The government has announced temporary tariffs on bicycles of zero, should the UK leave the European Union with a ‘no-deal Brexit’.

As the Brexit deadline of 29 March edges ever closer, the government has been readying business for the implications of a “no deal” situation. In that event, as the Bicycle Association (BA) noted, temporary tariffs have been set out, with a zero tariff on all bicycle goods, while the e-bike rate would remain at 6%. These tariffs would apply for “up to 12 months”. Based on the announcement, the BA has initially said that the zero tariff appears to apply to all conventional bicycles, parts and accessories, aside from e-bikes and speed pedelecs. Notably, the documents are in draft form, so there may yet be changes from UK Gov.
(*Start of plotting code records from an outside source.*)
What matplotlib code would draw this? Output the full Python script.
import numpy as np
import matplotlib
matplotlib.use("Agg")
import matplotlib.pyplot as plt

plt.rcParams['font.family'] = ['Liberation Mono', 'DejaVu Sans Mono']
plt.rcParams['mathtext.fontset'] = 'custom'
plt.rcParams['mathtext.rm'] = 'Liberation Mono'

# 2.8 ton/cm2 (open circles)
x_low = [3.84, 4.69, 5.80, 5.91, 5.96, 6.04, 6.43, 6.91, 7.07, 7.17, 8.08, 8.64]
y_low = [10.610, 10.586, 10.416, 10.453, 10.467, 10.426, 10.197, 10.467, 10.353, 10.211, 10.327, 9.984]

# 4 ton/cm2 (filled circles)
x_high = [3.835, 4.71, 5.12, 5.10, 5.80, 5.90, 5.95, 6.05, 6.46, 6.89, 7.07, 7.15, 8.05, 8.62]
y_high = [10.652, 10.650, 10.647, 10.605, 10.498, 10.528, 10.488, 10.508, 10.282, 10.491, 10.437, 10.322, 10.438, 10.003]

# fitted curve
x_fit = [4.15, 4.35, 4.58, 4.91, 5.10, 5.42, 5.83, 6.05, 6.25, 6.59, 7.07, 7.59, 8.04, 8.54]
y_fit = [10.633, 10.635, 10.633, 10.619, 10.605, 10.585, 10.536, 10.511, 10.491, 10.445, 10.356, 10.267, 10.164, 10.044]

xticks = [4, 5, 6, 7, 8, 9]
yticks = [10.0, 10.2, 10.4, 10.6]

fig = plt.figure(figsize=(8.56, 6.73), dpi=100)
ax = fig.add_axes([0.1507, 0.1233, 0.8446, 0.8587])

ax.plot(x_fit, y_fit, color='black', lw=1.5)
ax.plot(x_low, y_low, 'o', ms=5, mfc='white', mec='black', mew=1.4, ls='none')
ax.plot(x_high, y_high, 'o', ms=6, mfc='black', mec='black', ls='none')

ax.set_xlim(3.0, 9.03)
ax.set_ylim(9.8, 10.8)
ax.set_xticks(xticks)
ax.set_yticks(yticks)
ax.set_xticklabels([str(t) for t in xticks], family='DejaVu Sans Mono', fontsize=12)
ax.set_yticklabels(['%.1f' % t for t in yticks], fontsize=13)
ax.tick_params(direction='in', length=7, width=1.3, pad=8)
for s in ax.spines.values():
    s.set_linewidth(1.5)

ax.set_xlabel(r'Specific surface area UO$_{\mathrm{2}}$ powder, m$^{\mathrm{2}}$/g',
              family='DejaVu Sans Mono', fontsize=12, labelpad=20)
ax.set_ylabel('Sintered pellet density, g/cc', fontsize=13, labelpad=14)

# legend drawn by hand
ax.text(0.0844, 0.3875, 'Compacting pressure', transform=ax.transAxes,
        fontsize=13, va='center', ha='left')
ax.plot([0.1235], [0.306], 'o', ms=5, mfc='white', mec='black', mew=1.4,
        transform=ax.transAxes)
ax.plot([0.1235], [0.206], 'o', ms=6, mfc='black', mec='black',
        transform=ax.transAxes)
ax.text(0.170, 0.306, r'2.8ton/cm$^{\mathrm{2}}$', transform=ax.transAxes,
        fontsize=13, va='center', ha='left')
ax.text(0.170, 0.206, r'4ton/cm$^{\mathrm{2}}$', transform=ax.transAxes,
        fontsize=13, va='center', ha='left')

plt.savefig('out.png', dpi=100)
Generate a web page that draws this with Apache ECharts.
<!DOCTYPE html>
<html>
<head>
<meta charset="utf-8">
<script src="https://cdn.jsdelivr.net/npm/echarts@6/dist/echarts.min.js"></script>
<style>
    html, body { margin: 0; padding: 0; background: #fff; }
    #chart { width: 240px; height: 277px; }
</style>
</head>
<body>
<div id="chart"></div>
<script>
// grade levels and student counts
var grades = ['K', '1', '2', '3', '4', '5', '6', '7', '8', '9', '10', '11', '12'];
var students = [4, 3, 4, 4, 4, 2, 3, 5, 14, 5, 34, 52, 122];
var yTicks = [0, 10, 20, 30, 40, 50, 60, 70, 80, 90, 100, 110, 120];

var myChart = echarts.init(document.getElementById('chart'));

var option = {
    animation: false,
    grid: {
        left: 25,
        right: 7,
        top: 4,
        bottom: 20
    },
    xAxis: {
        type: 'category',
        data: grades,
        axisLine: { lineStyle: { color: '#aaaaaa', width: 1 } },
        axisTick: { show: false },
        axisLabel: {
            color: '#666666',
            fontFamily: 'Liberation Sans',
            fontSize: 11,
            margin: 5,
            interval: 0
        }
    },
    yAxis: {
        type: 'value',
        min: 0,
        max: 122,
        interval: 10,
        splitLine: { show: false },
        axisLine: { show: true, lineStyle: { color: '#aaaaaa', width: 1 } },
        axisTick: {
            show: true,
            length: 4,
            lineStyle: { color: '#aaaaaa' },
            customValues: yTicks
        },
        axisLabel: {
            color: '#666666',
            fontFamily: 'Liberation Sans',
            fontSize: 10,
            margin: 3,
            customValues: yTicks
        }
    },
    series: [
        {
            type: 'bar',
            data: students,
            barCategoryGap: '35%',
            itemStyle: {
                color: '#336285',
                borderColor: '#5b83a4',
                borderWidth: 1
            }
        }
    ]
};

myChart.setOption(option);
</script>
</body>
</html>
While the news does give bicycle importers some further clarity, the situation is still in flux. Tonight (13 March 2019), Parliament will vote on whether to ask the EU for a delay to its exit, which may affect the prospects of a “no deal” Brexit. Otherwise, “no deal” looks very likely.

This latest announcement stated that around 87% (by value) of imported goods would see a zero tariff in a “no deal” Brexit (around 80% of imported goods (by value) are currently tariff-free, according to the BBC). The government said: “British businesses would not pay customs duties on the majority of goods when importing into the UK if we leave the European Union without an agreement.”
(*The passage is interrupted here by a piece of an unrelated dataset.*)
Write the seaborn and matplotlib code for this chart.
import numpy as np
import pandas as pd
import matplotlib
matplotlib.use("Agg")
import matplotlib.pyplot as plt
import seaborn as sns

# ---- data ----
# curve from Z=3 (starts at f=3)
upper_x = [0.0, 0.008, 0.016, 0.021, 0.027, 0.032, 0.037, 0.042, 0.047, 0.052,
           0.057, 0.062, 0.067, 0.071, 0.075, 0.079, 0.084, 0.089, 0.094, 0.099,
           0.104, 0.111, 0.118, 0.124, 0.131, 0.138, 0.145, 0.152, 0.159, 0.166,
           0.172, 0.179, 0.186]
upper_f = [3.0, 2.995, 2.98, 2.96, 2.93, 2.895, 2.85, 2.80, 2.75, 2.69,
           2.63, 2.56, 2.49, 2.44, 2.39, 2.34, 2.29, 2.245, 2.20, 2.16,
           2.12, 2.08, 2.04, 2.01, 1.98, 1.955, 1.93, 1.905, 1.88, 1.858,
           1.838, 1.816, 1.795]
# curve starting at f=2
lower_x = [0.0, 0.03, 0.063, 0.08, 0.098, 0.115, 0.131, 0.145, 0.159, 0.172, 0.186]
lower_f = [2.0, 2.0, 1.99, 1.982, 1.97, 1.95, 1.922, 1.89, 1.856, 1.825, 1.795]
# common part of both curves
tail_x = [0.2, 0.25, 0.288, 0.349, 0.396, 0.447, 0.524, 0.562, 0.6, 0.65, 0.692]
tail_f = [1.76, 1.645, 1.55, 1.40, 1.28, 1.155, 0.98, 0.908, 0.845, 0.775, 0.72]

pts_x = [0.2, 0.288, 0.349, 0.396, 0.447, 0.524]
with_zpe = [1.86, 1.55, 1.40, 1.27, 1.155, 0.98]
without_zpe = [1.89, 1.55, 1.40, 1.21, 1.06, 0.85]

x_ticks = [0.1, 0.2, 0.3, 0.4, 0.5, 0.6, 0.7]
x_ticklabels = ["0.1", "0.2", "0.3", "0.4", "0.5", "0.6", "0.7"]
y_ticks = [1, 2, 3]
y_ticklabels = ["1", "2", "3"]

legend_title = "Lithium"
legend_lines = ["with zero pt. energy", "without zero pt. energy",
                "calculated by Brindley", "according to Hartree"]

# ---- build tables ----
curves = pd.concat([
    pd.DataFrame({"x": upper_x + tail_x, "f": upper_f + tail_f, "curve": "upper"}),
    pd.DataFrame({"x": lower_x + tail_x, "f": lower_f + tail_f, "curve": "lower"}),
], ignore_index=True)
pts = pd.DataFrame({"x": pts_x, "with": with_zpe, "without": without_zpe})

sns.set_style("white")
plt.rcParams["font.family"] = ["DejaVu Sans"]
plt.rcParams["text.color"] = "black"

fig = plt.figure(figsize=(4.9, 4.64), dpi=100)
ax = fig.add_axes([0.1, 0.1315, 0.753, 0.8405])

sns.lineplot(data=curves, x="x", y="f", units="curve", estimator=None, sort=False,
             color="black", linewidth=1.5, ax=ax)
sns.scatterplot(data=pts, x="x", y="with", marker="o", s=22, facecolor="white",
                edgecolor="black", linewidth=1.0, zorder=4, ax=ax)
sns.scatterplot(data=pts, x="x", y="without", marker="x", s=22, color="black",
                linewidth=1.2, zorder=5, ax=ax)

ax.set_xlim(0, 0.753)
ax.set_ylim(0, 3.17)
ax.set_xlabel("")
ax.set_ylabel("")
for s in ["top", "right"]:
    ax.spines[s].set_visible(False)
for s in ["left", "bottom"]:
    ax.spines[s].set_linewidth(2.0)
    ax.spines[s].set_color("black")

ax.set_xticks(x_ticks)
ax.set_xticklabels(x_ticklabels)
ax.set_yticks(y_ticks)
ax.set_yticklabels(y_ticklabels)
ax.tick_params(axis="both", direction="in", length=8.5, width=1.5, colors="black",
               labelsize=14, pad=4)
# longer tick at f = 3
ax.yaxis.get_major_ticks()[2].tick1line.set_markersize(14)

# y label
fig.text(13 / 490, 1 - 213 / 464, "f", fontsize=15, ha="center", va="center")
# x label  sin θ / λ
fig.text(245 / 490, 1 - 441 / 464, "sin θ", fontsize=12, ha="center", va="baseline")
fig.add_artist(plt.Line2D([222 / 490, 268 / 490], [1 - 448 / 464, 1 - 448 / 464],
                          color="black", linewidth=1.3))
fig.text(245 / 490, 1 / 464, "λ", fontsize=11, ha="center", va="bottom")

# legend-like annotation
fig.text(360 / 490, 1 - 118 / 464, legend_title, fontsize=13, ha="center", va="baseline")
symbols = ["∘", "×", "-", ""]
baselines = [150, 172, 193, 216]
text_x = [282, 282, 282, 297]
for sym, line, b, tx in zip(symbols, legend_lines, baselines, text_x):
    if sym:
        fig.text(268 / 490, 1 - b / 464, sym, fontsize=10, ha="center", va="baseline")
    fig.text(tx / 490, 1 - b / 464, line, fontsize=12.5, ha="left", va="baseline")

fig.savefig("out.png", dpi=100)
Trade Policy Minister George Hollingbery said: “Our priority is securing a deal with the European Union as this will avoid disruption to our global trading relationships. However, we must prepare for all eventualities.

“If we leave without a deal, we will set the majority of our import tariffs to zero, whilst maintaining tariffs for the most sensitive industries.
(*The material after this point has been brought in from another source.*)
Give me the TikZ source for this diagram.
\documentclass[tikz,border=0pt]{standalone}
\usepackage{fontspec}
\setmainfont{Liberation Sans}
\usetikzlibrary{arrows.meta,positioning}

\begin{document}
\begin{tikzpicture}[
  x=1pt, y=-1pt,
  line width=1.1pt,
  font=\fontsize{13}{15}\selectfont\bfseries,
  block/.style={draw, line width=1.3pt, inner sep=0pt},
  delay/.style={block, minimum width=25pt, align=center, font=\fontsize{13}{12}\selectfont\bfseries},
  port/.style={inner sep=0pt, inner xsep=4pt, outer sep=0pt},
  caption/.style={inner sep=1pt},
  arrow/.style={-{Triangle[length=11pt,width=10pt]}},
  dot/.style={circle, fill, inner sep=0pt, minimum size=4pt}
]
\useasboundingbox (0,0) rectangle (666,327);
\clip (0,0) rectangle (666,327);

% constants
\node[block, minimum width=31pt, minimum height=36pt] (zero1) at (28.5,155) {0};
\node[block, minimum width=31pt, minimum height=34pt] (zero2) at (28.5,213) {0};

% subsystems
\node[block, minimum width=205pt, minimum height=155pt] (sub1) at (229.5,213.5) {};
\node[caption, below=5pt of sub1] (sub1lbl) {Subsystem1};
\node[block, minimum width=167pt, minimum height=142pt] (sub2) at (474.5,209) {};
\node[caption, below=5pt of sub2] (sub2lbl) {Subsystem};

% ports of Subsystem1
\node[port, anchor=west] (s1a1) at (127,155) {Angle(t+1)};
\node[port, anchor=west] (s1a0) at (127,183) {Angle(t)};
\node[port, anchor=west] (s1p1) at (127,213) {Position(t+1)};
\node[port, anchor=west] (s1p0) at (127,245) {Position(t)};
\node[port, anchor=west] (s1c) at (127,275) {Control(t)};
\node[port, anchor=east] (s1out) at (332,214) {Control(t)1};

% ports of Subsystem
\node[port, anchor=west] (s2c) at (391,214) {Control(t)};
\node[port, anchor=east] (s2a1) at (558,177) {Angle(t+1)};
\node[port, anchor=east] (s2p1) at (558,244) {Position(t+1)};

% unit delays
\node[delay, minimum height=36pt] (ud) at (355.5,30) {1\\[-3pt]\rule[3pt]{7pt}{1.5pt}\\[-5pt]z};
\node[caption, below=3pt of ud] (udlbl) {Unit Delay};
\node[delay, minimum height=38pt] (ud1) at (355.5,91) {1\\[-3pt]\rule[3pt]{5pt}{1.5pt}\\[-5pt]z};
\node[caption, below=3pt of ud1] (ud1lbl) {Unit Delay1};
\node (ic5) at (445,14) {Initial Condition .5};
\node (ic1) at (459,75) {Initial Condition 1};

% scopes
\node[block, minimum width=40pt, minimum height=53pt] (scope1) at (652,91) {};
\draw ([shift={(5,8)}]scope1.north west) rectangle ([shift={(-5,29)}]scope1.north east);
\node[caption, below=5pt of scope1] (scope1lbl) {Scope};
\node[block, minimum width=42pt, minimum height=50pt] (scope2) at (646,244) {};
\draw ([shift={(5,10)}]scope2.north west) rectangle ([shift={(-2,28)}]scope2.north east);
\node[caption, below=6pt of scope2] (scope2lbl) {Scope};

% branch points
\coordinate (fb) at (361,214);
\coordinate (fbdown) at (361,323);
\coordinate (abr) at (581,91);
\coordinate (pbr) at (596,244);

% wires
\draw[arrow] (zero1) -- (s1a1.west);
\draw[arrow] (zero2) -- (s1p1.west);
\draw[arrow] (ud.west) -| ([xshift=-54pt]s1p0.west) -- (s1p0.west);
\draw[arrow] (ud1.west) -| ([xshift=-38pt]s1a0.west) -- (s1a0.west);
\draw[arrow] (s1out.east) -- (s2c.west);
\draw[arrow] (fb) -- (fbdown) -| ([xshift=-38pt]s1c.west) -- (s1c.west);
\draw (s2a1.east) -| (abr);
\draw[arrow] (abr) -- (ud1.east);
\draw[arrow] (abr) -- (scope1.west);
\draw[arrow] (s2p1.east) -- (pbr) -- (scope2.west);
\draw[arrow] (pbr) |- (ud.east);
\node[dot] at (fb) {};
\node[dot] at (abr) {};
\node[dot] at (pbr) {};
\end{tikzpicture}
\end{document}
“This balanced approach will help to support British jobs and avoid potential price spikes that would hit the poorest households the hardest.

“It represents a modest liberalisation of tariffs and we will be monitoring the economy closely, as well as consulting with businesses, to decide what our tariffs should be after this transitional period.”

The BA will continue to keep a close eye on the situation and will be involved with industry consultation on new permanent rates once the temporary period ends (in the event of a “no deal” Brexit).